HONOKAA, Hawaii -- Earthjustice Legal Defense Fund says Kamehameha Schools is wasting water on the Hamakua Coast north of Hilo, and wants it stopped.

But Kamehameha land manager Peter Simmons says the water from the Lalakea Ditch is being used for a unique, low-tech aquaculture and agriculture project, and none of the water is wasted.

Earthjustice this week petitioned the state Commission on Water Resources Management to order Kamehameha to stop taking water into the irrigation system and to follow proper procedures if it takes water in the future.

Those procedures include installing a water meter and making monthly reports to the water commission.

The irrigation system in question is not the better-known, 24-mile Lower Hamakua Ditch nor the shorter Upper Hamakua Ditch, but a little-known system lying between the two, barely 6,000 feet long.

The system can carry up to 2.5 million gallons per day, but on average it carries 1 million gallons per day, a Kamehameha report said.
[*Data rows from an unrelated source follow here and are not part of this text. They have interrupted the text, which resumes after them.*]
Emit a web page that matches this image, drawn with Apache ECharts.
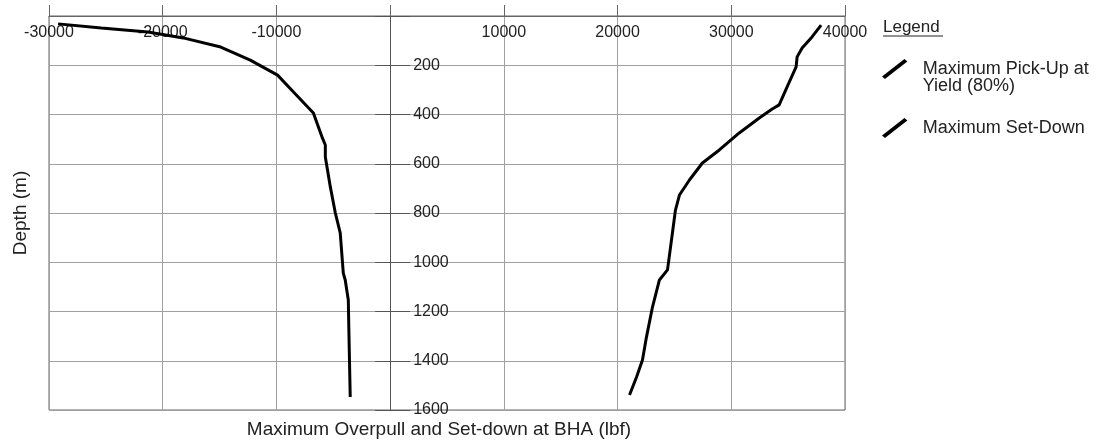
<!DOCTYPE html>
<html>
<head>
<meta charset="utf-8">
<script src="https://cdn.jsdelivr.net/npm/echarts@6/dist/echarts.min.js"></script>
<style>
html,body{margin:0;padding:0;background:#fff;}
#chart{width:1097px;height:443px;}
</style>
</head>
<body>
<div id="chart"></div>
<script>
// Data
const pickUpName = 'Maximum Pick-Up at\nYield (80%)';
const setDownName = 'Maximum Set-Down';
const pickUpX = [37900, 37100, 36230, 35790, 35700, 34910, 34210, 33600, 32460, 30700, 28950, 27460, 26320, 25440, 25090, 24740, 24390, 23680, 23070, 22540, 22190, 21670, 21050];
const pickUpDepth = [37, 85, 130, 166, 207, 288, 361, 378, 414, 475, 544, 597, 666, 727, 788, 910, 1031, 1072, 1182, 1304, 1397, 1466, 1539];
const setDownX = [-29200, -25400, -21300, -18200, -14900, -12300, -9900, -8500, -6750, -5960, -5700, -5700, -5260, -4820, -4390, -4120, -3950, -3680, -3600, -3510];
const setDownDepth = [32, 49, 65, 89, 126, 179, 240, 309, 394, 495, 524, 573, 694, 800, 881, 1044, 1072, 1153, 1344, 1547];
const xTicks = [-30000, -20000, -10000, 0, 10000, 20000, 30000, 40000];
const depthTicks = [0, 200, 400, 600, 800, 1000, 1200, 1400, 1600];
const xTitle = 'Maximum Overpull and Set-down at BHA (lbf)';
const yTitle = 'Depth (m)';
const legendTitle = 'Legend';

const FONT = '"Liberation Sans", Arial, sans-serif';
const zip = (xs, ys) => xs.map((v, i) => [v, ys[i]]);

const chart = echarts.init(document.getElementById('chart'), null, {renderer: 'canvas'});

// plot geometry
const G = {left: 49, right: 252, top: 16, bottom: 33};
const plotW = 1097 - G.left - G.right;
const xMin = xTicks[0], xMax = xTicks[xTicks.length - 1];
const zeroPx = G.left + plotW * (0 - xMin) / (xMax - xMin);

const yBase = {
  type: 'value', inverse: true,
  min: depthTicks[0], max: depthTicks[depthTicks.length - 1], interval: depthTicks[1] - depthTicks[0]
};
const hiddenX = {type: 'value', show: false, min: 0, max: 1};

chart.setOption({
  animation: false,
  backgroundColor: '#fff',
  grid: [
    {left: G.left, right: G.right, top: G.top, bottom: G.bottom, show: true, borderColor: '#666', borderWidth: 1},
    // grid whose left edge is the zero line: carries the depth axis (ticks left, labels right)
    {left: zeroPx, right: G.right, top: G.top, bottom: G.bottom},
    // grid whose right edge is the zero line: carries the right-hand part of the ticks
    {left: G.left, right: 1097 - zeroPx, top: G.top, bottom: G.bottom}
  ],
  xAxis: [
    {
      gridIndex: 0, type: 'value', position: 'top',
      min: xMin, max: xMax, interval: xTicks[1] - xTicks[0],
      axisLine: {show: true, onZero: false, lineStyle: {color: '#666'}},
      axisTick: {show: true, inside: false, length: 11, lineStyle: {color: '#666'}},
      axisLabel: {inside: true, margin: 9, fontFamily: FONT, fontSize: 16, color: '#222',
        formatter: v => (v === 0 ? '' : String(v))},
      splitLine: {show: true, lineStyle: {color: '#a0a0a0', width: 1}}
    },
    Object.assign({gridIndex: 1}, hiddenX),
    Object.assign({gridIndex: 2}, hiddenX)
  ],
  yAxis: [
    Object.assign({}, yBase, {
      gridIndex: 0, position: 'left',
      axisLine: {show: false}, axisTick: {show: false}, axisLabel: {show: false},
      splitLine: {show: true, lineStyle: {color: '#a0a0a0', width: 1}}
    }),
    Object.assign({}, yBase, {
      gridIndex: 1, position: 'left',
      axisLine: {show: true, onZero: false, lineStyle: {color: '#555', width: 1}},
      axisTick: {show: true, inside: false, length: 15, lineStyle: {color: '#555'}},
      axisLabel: {inside: true, margin: 23, fontFamily: FONT, fontSize: 16, color: '#222',
        formatter: v => (v === 0 ? '' : String(v))},
      splitLine: {show: false}
    }),
    Object.assign({}, yBase, {
      gridIndex: 2, position: 'right',
      axisLine: {show: false, onZero: false},
      axisTick: {show: true, inside: false, length: 20, lineStyle: {color: '#555'}},
      axisLabel: {show: false},
      splitLine: {show: false}
    })
  ],
  legend: {
    orient: 'vertical', left: 882, top: 43, itemGap: 23, padding: 0,
    itemWidth: 26, itemHeight: 20,
    icon: 'path://M0,18 L23,0 L26,2.5 L3,20.5 Z',
    textStyle: {fontFamily: FONT, fontSize: 18, color: '#222', lineHeight: 17, padding: [0, 0, 0, 10]},
    // a leading empty line drops the two-line label slightly below its icon, as in the reference
    formatter: name => (name === pickUpName ? '\n' + name : name),
    data: [pickUpName, setDownName]
  },
  graphic: [
    {type: 'text', left: 883, top: 19, style: {text: legendTitle, fontFamily: FONT, fontSize: 17, fill: '#222'}},
    {type: 'line', shape: {x1: 883, y1: 36, x2: 943, y2: 36}, style: {stroke: '#222', lineWidth: 1}},
    {type: 'text', x: 439, y: 430, style: {text: xTitle, fontFamily: FONT, fontSize: 19, fill: '#222', align: 'center', verticalAlign: 'middle'}},
    {type: 'text', x: 21, y: 213, rotation: Math.PI / 2, style: {text: yTitle, fontFamily: FONT, fontSize: 19, fill: '#222', align: 'center', verticalAlign: 'middle'}}
  ],
  series: [
    {name: pickUpName, type: 'line', xAxisIndex: 0, yAxisIndex: 0, data: zip(pickUpX, pickUpDepth), showSymbol: false, symbol: 'none',
      lineStyle: {color: '#000', width: 3}, itemStyle: {color: '#000'}},
    {name: setDownName, type: 'line', xAxisIndex: 0, yAxisIndex: 0, data: zip(setDownX, setDownDepth), showSymbol: false, symbol: 'none',
      lineStyle: {color: '#000', width: 3}, itemStyle: {color: '#000'}}
  ]
});
</script>
</body>
</html>
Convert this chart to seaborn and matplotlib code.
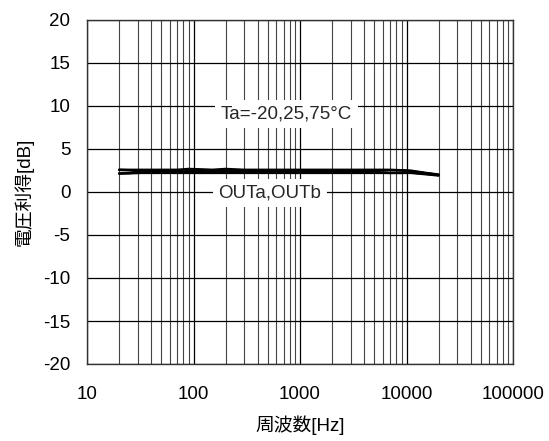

After the water is taken from three streams above Waipi'o Valley, it is "dumped" into a fourth stream, Earthjustice says.

Earthjustice represents the 20-member Waipi'o Valley Community Association, which says the water should be left in its original three streams to benefit farmers in the valley.

Simmons said the Lalakea system was abandoned and overgrown when Kamehameha bought surrounding land and took over the ditch in 1994.

Local farmers, including one from Waipi'o Valley, cleaned up the system and dug two dozen terraces, to be filled with ditch water and used for raising fish, Simmons said.

Since the water is polluted by having fish in it, it is then cleaned by running it through downslope taro fields, he said.

"A lot of energy and thought and aloha has gone into the (aquaculture) system," he said.

Regarding a meter, the operators are considering a simple but relatively accurate system in common use in which a ping-pong ball is dropped into the ditch and timed to see how long it takes to pass reference points. Calculations then give stream flow numbers, he said.

The Earthjustice petition acknowledges the aquaculture project, but calls it "hastily created in an effort to justify continuing diversion (of water)."

"The burden of providing the evidence and justification for using Waipi'o Valley streams lies with (Kamehameha Schools) and no one else," the petition says.